The base encoding interface EncoderBase::encode() is a common generic interface, which is not used in programs directly. Normally, applications use an adapter interface to connect specific client needs to the EncoderBase generic interface. Currently, the following adapters are available:

Jitrino.OPT described in Jitrino/src/codegenerator/ia32/Ia32Encoder.cpp
Jitrino.JET described in Ia32Encoder.h and jitrino/src/jet/enc_ia32.cpp, enc_ia32.h
encoder.h described in port/src/encoder/encoder.h

All the adapters are trivial - they fill out arguments as EncoderBase::Operands, and then invoke EncoderBase::encode().

Example

The encoder.h file consisting of human-readable function names serves as an adapter. This way, to generate a simple code sequence, use the encoder.h interface.

The same usage model applies to the decoder engine: the basic generic interface is declared in vm/port/src/encoder/ia32_em64t/dec_base.h and the specific adapter for JVMTI needs is in vm/vmcore/src/jvmti/jvmti_dasm.cpp, vm/vmcore/include/jvmti_dasm.h.

Under the Hood

The engine gets its input as an operation and a set of operands, and performs the following operations:

Finds a matching record in the table
Generates binary data based on the record found

Both steps involve performance-intensive compare and memory access operations. To reduce the workload, table maintenance is simplified for users, and the application keeps the master table plain and elementary. At run time, before the first usage, a special version of data is pre-compiled, which requires fewer manipulations. The pre-compiled version provides the fast opcode lookup and the fast code generation.

Fast Opcode Lookup

Every operand gets its unique hash based on the operand size and the memory, or register, or immediate location. If an instruction has more than one operand, its hash undergoes the OR operation, by the following formula:

hash = opnd1.hash() | opnd2.hash()<<N | opnd3.hash() << N*2;

A pair of a mnemonic and its hash identifies the needed record.

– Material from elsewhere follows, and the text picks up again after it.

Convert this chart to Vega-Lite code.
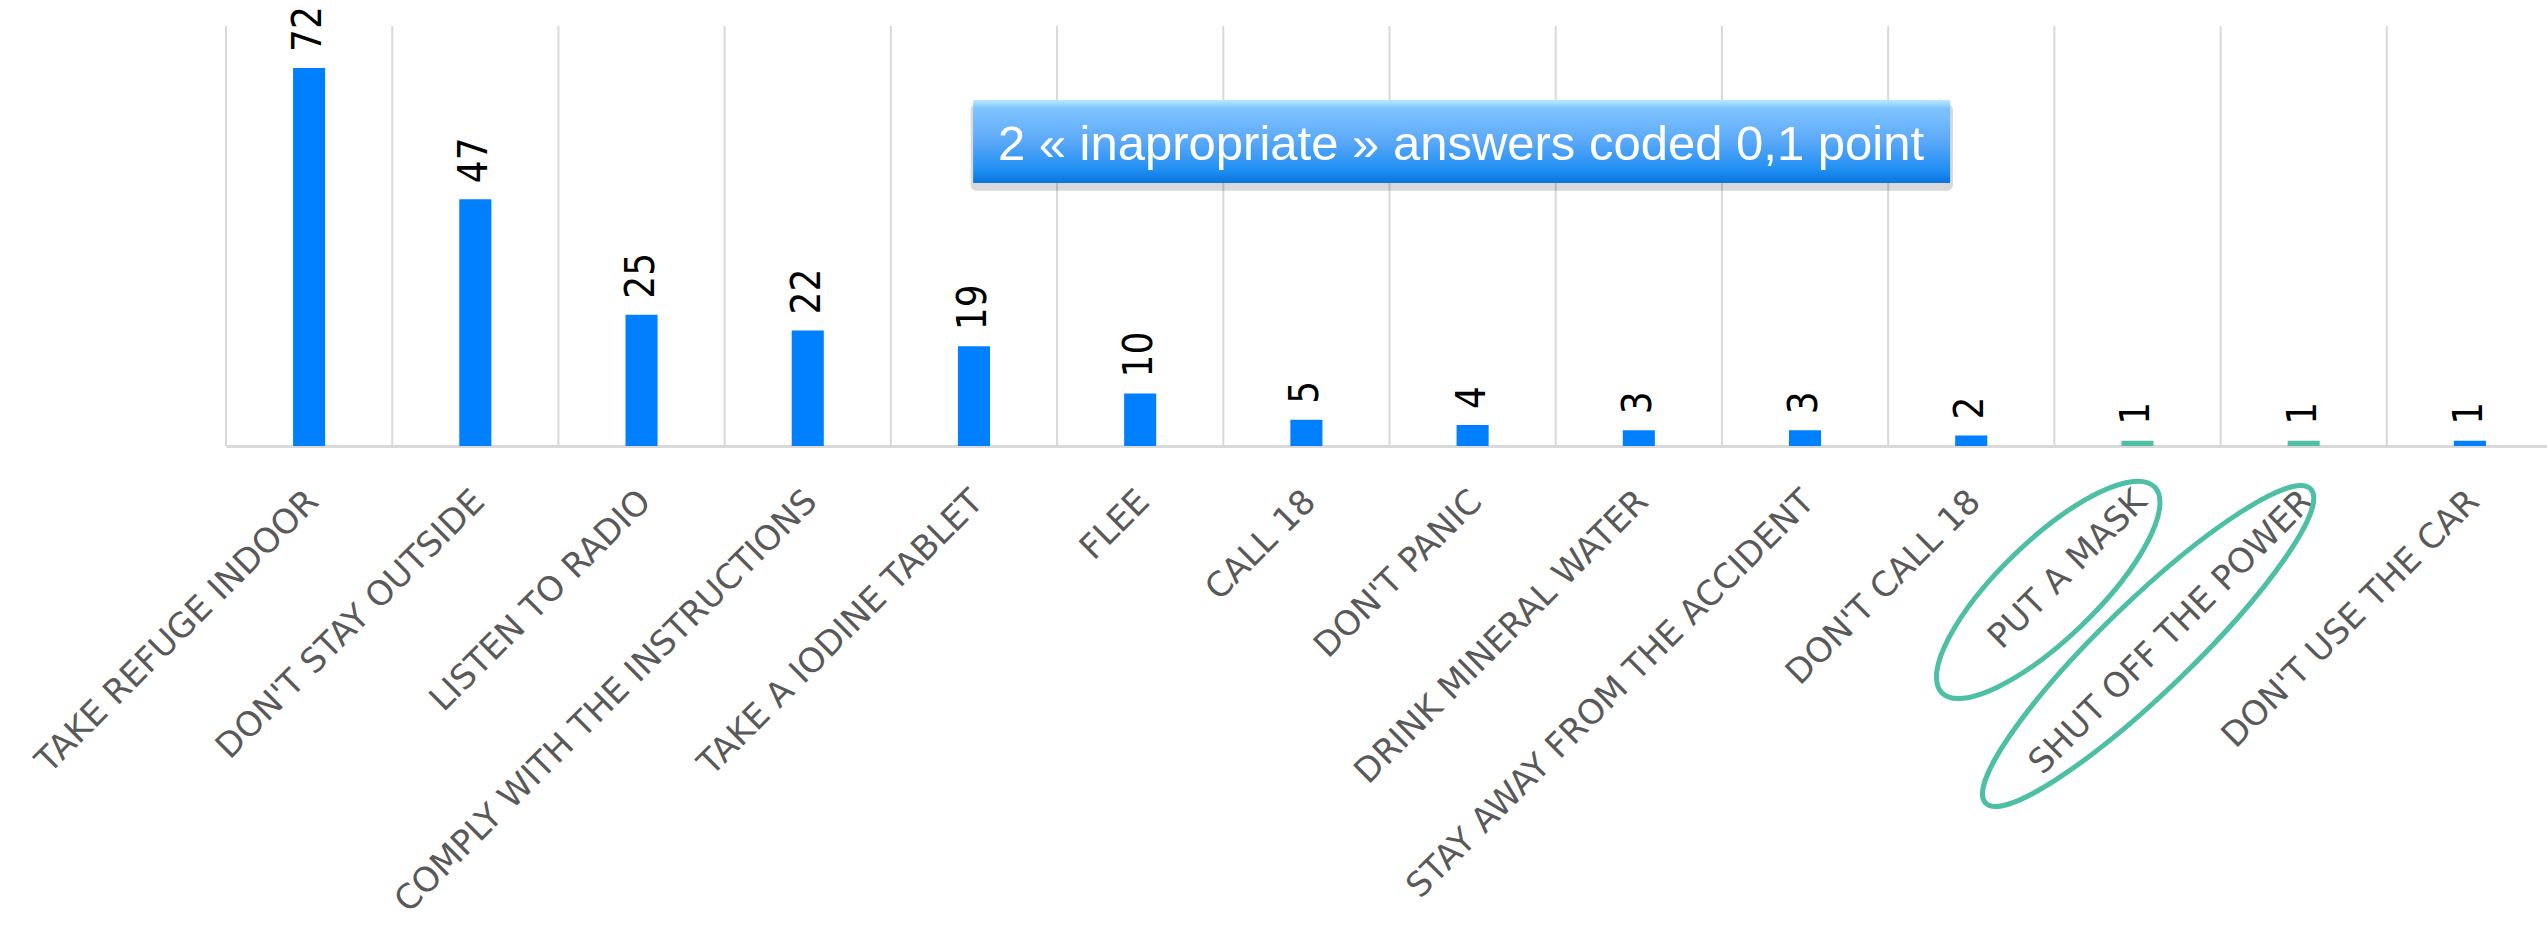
{
  "$schema": "https://vega.github.io/schema/vega-lite/v6.json",
  "width": 2327,
  "height": 420,
  "autosize": {"type": "none"},
  "padding": {"left": 226, "top": 26, "right": 0, "bottom": 484},
  "background": "white",
  "config": {"view": {"stroke": null}},
  "datasets": {
    "answers": [
      {"answer": "TAKE REFUGE INDOOR", "count": 72, "kind": "appropriate"},
      {"answer": "DON'T STAY OUTSIDE", "count": 47, "kind": "appropriate"},
      {"answer": "LISTEN TO RADIO", "count": 25, "kind": "appropriate"},
      {"answer": "COMPLY WITH THE INSTRUCTIONS", "count": 22, "kind": "appropriate"},
      {"answer": "TAKE A IODINE TABLET", "count": 19, "kind": "appropriate"},
      {"answer": "FLEE", "count": 10, "kind": "appropriate"},
      {"answer": "CALL 18", "count": 5, "kind": "appropriate"},
      {"answer": "DON'T PANIC", "count": 4, "kind": "appropriate"},
      {"answer": "DRINK MINERAL WATER", "count": 3, "kind": "appropriate"},
      {"answer": "STAY AWAY  FROM THE ACCIDENT", "count": 3, "kind": "appropriate"},
      {"answer": "DON'T CALL 18", "count": 2, "kind": "appropriate"},
      {"answer": "PUT A MASK", "count": 1, "kind": "inappropriate"},
      {"answer": "SHUT OFF THE POWER", "count": 1, "kind": "inappropriate"},
      {"answer": "DON'T USE THE CAR", "count": 1, "kind": "appropriate"}
    ],
    "note": [
      {"x1": 4.495, "x2": 10.373, "y1": 65.9, "y2": 50.1, "tx": 7.43, "ty": 54.5, "label": "2 « inapropriate » answers coded 0,1 point"}
    ],
    "shadow": [
      {"x1": 4.48, "x2": 10.39, "y1": 65.2, "y2": 48.6}
    ],
    "rings": [
      {"id": "mask", "cx": 10.963, "cy": -27.4},
      {"id": "power", "cx": 11.564, "cy": -38.1}
    ]
  },
  "layer": [
    {
      "data": {"name": "answers"},
      "layer": [
        {
          "mark": {"type": "rule", "color": "#d9d9d9", "strokeWidth": 2},
          "encoding": {
            "x": {"field": "answer", "type": "nominal", "sort": null, "bandPosition": 0,
              "scale": {"paddingInner": 0, "paddingOuter": 0},
              "axis": {"title": null, "labelAngle": -45, "labelAlign": "right", "labelBaseline": "top", "labelPadding": 38, "labelOffset": -8, "ticks": false, "tickSize": 0, "domainColor": "#d9d9d9", "domainWidth": 3, "labelFont": "DejaVu Sans", "labelFontSize": 34, "labelColor": "#595959", "labelLimit": 1000, "grid": false}}
          }
        },
        {
          "mark": {"type": "bar", "width": {"band": 0.193}},
          "encoding": {
            "x": {"field": "answer", "type": "nominal", "sort": null,
              "scale": {"paddingInner": 0, "paddingOuter": 0},
              "axis": {"title": null, "labelAngle": -45, "labelAlign": "right", "labelBaseline": "top", "labelPadding": 38, "labelOffset": -8, "ticks": false, "tickSize": 0, "domainColor": "#d9d9d9", "domainWidth": 3, "labelFont": "DejaVu Sans", "labelFontSize": 34, "labelColor": "#595959", "labelLimit": 1000, "grid": false}},
            "y": {"field": "count", "type": "quantitative", "scale": {"domain": [0, 80], "nice": false}, "axis": null},
            "color": {"field": "kind", "type": "nominal", "scale": {"domain": ["appropriate", "inappropriate"], "range": ["#0080FF", "#52BFA4"]}, "legend": null}
          }
        },
        {
          "mark": {"type": "text", "angle": 270, "align": "left", "baseline": "middle", "dx": 16, "font": "DejaVu Sans Condensed", "fontSize": 40, "color": "#000000"},
          "encoding": {
            "x": {"field": "answer", "type": "nominal", "sort": null,
              "scale": {"paddingInner": 0, "paddingOuter": 0},
              "axis": {"title": null, "labelAngle": -45, "labelAlign": "right", "labelBaseline": "top", "labelPadding": 38, "labelOffset": -8, "ticks": false, "tickSize": 0, "domainColor": "#d9d9d9", "domainWidth": 3, "labelFont": "DejaVu Sans", "labelFontSize": 34, "labelColor": "#595959", "labelLimit": 1000, "grid": false}},
            "y": {"field": "count", "type": "quantitative", "scale": {"domain": [0, 80], "nice": false}, "axis": null},
            "text": {"field": "count", "type": "quantitative"}
          }
        }
      ]
    },
    {
      "layer": [
        {
          "data": {"name": "shadow"},
          "mark": {"type": "rect", "color": "#000000", "opacity": 0.15, "cornerRadius": 6},
          "encoding": {
            "x": {"field": "x1", "type": "quantitative", "scale": {"domain": [0, 14], "nice": false, "zero": false}, "axis": null},
            "x2": {"field": "x2"},
            "y": {"field": "y1", "type": "quantitative", "scale": {"domain": [0, 80], "nice": false}, "axis": null},
            "y2": {"field": "y2"}
          }
        },
        {
          "data": {"name": "note"},
          "mark": {"type": "rect", "color": {"gradient": "linear", "x1": 0, "y1": 0, "x2": 0, "y2": 1, "stops": [
            {"offset": 0, "color": "#B8E8FF"},
            {"offset": 0.1, "color": "#80C4FF"},
            {"offset": 0.5, "color": "#5AA8F8"},
            {"offset": 0.85, "color": "#1E8EF2"},
            {"offset": 1, "color": "#0A74DA"}
          ]}},
          "encoding": {
            "x": {"field": "x1", "type": "quantitative", "scale": {"domain": [0, 14], "nice": false, "zero": false}, "axis": null},
            "x2": {"field": "x2"},
            "y": {"field": "y1", "type": "quantitative", "scale": {"domain": [0, 80], "nice": false}, "axis": null},
            "y2": {"field": "y2"}
          }
        },
        {
          "data": {"name": "note"},
          "mark": {"type": "text", "font": "Liberation Sans", "fontSize": 49, "color": "#FFFFFF", "align": "center", "baseline": "alphabetic"},
          "encoding": {
            "x": {"field": "tx", "type": "quantitative", "scale": {"domain": [0, 14], "nice": false, "zero": false}, "axis": null},
            "y": {"field": "ty", "type": "quantitative", "scale": {"domain": [0, 80], "nice": false}, "axis": null},
            "text": {"field": "label", "type": "nominal"}
          }
        },
        {
          "data": {"name": "rings"},
          "transform": [{"filter": "datum.id === 'mask'"}],
          "mark": {"type": "point", "filled": false, "stroke": "#4CBFA5", "strokeWidth": 5, "opacity": 1, "angle": -44, "size": 87616,
            "shape": "M -1 0 C -1 -0.1823 -0.5523 -0.33 0 -0.33 C 0.5523 -0.33 1 -0.1823 1 0 C 1 0.1823 0.5523 0.33 0 0.33 C -0.5523 0.33 -1 0.1823 -1 0 Z"},
          "encoding": {
            "x": {"field": "cx", "type": "quantitative", "scale": {"domain": [0, 14], "nice": false, "zero": false}, "axis": null},
            "y": {"field": "cy", "type": "quantitative", "scale": {"domain": [0, 80], "nice": false}, "axis": null}
          }
        },
        {
          "data": {"name": "rings"},
          "transform": [{"filter": "datum.id === 'power'"}],
          "mark": {"type": "point", "filled": false, "stroke": "#4CBFA5", "strokeWidth": 5, "opacity": 1, "angle": -44, "size": 204304,
            "shape": "M -1 0 C -1 -0.1105 -0.5523 -0.2 0 -0.2 C 0.5523 -0.2 1 -0.1105 1 0 C 1 0.1105 0.5523 0.2 0 0.2 C -0.5523 0.2 -1 0.1105 -1 0 Z"},
          "encoding": {
            "x": {"field": "cx", "type": "quantitative", "scale": {"domain": [0, 14], "nice": false, "zero": false}, "axis": null},
            "y": {"field": "cy", "type": "quantitative", "scale": {"domain": [0, 80], "nice": false}, "axis": null}
          }
        }
      ]
    }
  ],
  "resolve": {"scale": {"x": "independent"}}
}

The hash is calculated in EncoderBase::Operands methods, outside of the hot execution path.

Fast Code Generation

For fast generation of code, the data is separated into static data, which does not depend on operands, and dynamic data, which depends on operands. This algorithm optimizes and speeds up generation of code by removing the loop from the hot execution path, as shown below:

for (bytes-in-opcode-data) {
// short loop, many miss-predictions, many branches inside, too slow
if (is_constant_byte) { copy_the_byte(); }
if (is_operand_data) { encode_operand_data(); }
...
}

The static data that is a set of bytes is copied into the output buffer with no analysis.
The dynamic data requires several if operators in the source code, but is much cheaper than the loop shown above.

Encoding runs as shown in the following pseudo-code:

memcpy(buf, static_data);
if (opcode_has_dyn_data_1) { gen_opcode_dyn_data(); }
if (opcode_has_dyn_data_2) { gen_opcode_dyn_data(); }
return;

For more details on hash calculation and internal structures, refer to enc_tabl.cpp.